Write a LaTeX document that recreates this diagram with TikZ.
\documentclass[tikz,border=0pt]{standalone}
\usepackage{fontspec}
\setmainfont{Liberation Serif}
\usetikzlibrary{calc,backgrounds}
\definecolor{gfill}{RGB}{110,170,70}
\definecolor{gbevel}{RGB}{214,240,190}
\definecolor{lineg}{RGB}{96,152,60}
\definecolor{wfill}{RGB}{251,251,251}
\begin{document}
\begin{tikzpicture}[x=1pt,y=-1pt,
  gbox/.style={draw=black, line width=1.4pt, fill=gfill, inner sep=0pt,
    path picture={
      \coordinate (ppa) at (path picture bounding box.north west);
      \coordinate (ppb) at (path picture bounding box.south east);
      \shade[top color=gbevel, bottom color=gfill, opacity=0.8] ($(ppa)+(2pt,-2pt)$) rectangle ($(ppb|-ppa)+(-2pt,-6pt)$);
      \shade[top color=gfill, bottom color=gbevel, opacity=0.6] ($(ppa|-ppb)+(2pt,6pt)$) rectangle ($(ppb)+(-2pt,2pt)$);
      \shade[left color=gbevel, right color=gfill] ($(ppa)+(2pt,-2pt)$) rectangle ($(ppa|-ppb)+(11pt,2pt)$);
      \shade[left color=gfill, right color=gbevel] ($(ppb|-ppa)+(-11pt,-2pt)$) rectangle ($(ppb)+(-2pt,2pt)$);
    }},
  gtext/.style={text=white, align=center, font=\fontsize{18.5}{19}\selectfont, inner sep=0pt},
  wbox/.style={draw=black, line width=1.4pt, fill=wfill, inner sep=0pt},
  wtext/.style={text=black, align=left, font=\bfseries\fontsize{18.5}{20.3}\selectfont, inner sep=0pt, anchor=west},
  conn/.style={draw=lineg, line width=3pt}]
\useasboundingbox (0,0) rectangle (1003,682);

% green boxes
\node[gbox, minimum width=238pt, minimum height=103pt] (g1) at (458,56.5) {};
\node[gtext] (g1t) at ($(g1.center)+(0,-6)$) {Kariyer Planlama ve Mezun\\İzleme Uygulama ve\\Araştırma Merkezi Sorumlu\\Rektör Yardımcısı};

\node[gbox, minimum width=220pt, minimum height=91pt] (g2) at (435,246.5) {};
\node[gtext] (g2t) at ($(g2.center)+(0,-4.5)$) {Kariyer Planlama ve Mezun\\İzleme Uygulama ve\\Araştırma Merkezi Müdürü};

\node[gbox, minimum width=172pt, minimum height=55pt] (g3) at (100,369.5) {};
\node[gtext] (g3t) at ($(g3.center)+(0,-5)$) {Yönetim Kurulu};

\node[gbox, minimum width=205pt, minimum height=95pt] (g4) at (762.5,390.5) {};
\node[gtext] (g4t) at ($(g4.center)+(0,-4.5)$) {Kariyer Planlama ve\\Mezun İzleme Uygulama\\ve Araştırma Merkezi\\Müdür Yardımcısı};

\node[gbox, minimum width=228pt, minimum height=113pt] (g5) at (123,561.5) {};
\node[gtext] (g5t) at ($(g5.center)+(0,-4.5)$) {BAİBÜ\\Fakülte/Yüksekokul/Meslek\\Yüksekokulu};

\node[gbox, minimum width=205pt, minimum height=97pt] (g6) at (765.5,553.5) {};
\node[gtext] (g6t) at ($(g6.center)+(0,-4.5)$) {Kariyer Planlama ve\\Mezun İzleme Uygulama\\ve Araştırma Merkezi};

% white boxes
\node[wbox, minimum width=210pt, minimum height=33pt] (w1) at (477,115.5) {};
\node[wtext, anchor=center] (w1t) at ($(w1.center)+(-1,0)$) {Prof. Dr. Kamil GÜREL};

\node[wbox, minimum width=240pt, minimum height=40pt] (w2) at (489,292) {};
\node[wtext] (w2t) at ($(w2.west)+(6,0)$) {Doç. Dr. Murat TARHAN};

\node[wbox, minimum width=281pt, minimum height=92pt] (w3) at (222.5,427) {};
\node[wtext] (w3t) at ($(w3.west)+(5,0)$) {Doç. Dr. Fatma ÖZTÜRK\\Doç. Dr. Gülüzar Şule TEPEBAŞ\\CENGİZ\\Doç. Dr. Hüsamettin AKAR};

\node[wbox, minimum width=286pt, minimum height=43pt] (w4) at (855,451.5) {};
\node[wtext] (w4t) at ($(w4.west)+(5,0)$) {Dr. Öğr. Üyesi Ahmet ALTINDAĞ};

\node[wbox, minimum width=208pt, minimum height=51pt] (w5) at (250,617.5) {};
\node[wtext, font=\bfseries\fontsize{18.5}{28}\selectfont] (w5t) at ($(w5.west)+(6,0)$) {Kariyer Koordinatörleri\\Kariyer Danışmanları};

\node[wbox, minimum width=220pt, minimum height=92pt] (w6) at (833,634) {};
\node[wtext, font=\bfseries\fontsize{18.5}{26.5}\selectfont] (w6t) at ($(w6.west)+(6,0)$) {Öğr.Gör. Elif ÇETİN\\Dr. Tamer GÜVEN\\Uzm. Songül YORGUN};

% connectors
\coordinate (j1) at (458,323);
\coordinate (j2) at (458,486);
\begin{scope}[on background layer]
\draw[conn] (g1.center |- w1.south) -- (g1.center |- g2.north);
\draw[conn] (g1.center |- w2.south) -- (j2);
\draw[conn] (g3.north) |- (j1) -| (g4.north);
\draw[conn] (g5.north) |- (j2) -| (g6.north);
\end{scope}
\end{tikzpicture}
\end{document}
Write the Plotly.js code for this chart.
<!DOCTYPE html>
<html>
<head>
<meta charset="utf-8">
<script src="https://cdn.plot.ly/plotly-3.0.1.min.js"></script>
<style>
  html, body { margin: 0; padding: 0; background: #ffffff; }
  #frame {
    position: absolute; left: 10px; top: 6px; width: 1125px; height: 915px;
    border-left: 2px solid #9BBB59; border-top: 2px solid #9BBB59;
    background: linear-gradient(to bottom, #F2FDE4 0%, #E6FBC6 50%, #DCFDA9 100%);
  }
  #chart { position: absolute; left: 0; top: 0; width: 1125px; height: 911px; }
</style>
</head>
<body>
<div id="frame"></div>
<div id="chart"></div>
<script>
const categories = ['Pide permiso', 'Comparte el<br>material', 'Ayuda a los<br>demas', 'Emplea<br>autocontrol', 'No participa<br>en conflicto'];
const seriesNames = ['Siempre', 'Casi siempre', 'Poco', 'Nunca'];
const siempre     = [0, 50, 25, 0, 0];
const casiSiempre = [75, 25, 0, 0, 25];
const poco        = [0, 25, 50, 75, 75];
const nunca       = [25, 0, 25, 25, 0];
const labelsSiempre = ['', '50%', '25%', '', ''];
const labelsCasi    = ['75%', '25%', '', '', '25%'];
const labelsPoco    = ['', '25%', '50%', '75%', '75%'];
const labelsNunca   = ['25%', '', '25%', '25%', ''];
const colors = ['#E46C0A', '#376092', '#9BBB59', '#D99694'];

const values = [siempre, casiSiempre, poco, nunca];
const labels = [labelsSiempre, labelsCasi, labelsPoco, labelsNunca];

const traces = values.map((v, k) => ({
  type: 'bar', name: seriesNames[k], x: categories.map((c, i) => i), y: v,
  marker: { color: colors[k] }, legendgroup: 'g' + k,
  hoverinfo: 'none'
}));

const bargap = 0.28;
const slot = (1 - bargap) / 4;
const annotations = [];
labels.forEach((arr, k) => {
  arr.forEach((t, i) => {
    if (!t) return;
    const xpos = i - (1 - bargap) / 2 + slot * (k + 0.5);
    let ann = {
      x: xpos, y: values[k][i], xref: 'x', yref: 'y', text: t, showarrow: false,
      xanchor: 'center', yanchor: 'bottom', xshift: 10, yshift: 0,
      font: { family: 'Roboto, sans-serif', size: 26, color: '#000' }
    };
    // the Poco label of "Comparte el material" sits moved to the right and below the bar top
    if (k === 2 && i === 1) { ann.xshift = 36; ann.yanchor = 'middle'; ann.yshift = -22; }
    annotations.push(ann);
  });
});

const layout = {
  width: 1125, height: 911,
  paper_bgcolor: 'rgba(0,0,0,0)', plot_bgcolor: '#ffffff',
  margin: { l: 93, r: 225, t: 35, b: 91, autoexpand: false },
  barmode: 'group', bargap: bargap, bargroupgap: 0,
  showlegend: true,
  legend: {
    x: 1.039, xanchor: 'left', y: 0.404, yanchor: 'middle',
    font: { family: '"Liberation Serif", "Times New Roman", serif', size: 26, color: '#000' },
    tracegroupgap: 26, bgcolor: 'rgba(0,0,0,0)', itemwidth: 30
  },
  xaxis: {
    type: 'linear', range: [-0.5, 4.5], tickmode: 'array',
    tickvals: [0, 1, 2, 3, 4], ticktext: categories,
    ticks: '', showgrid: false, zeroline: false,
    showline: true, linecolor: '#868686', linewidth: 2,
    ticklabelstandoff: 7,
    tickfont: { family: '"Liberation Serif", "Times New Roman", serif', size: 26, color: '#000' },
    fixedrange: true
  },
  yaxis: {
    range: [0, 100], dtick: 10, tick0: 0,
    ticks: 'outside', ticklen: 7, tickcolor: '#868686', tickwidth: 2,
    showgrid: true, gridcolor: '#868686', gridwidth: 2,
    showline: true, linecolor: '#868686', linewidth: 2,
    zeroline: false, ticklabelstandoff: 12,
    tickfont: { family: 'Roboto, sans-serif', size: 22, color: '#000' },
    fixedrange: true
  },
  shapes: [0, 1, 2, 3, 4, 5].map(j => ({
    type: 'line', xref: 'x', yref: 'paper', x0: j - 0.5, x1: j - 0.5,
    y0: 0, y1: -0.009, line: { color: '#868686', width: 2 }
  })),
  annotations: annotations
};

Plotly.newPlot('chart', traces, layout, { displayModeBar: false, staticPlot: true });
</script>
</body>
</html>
___
== Work to do ==
Starting at the first line of the entries above, please extract each line up to and including the line with "(0,0) rectangle (1003,682);", unchanged, and add nothing.

== Correct answer ==
Write a LaTeX document that recreates this diagram with TikZ.
\documentclass[tikz,border=0pt]{standalone}
\usepackage{fontspec}
\setmainfont{Liberation Serif}
\usetikzlibrary{calc,backgrounds}
\definecolor{gfill}{RGB}{110,170,70}
\definecolor{gbevel}{RGB}{214,240,190}
\definecolor{lineg}{RGB}{96,152,60}
\definecolor{wfill}{RGB}{251,251,251}
\begin{document}
\begin{tikzpicture}[x=1pt,y=-1pt,
  gbox/.style={draw=black, line width=1.4pt, fill=gfill, inner sep=0pt,
    path picture={
      \coordinate (ppa) at (path picture bounding box.north west);
      \coordinate (ppb) at (path picture bounding box.south east);
      \shade[top color=gbevel, bottom color=gfill, opacity=0.8] ($(ppa)+(2pt,-2pt)$) rectangle ($(ppb|-ppa)+(-2pt,-6pt)$);
      \shade[top color=gfill, bottom color=gbevel, opacity=0.6] ($(ppa|-ppb)+(2pt,6pt)$) rectangle ($(ppb)+(-2pt,2pt)$);
      \shade[left color=gbevel, right color=gfill] ($(ppa)+(2pt,-2pt)$) rectangle ($(ppa|-ppb)+(11pt,2pt)$);
      \shade[left color=gfill, right color=gbevel] ($(ppb|-ppa)+(-11pt,-2pt)$) rectangle ($(ppb)+(-2pt,2pt)$);
    }},
  gtext/.style={text=white, align=center, font=\fontsize{18.5}{19}\selectfont, inner sep=0pt},
  wbox/.style={draw=black, line width=1.4pt, fill=wfill, inner sep=0pt},
  wtext/.style={text=black, align=left, font=\bfseries\fontsize{18.5}{20.3}\selectfont, inner sep=0pt, anchor=west},
  conn/.style={draw=lineg, line width=3pt}]
\useasboundingbox (0,0) rectangle (1003,682);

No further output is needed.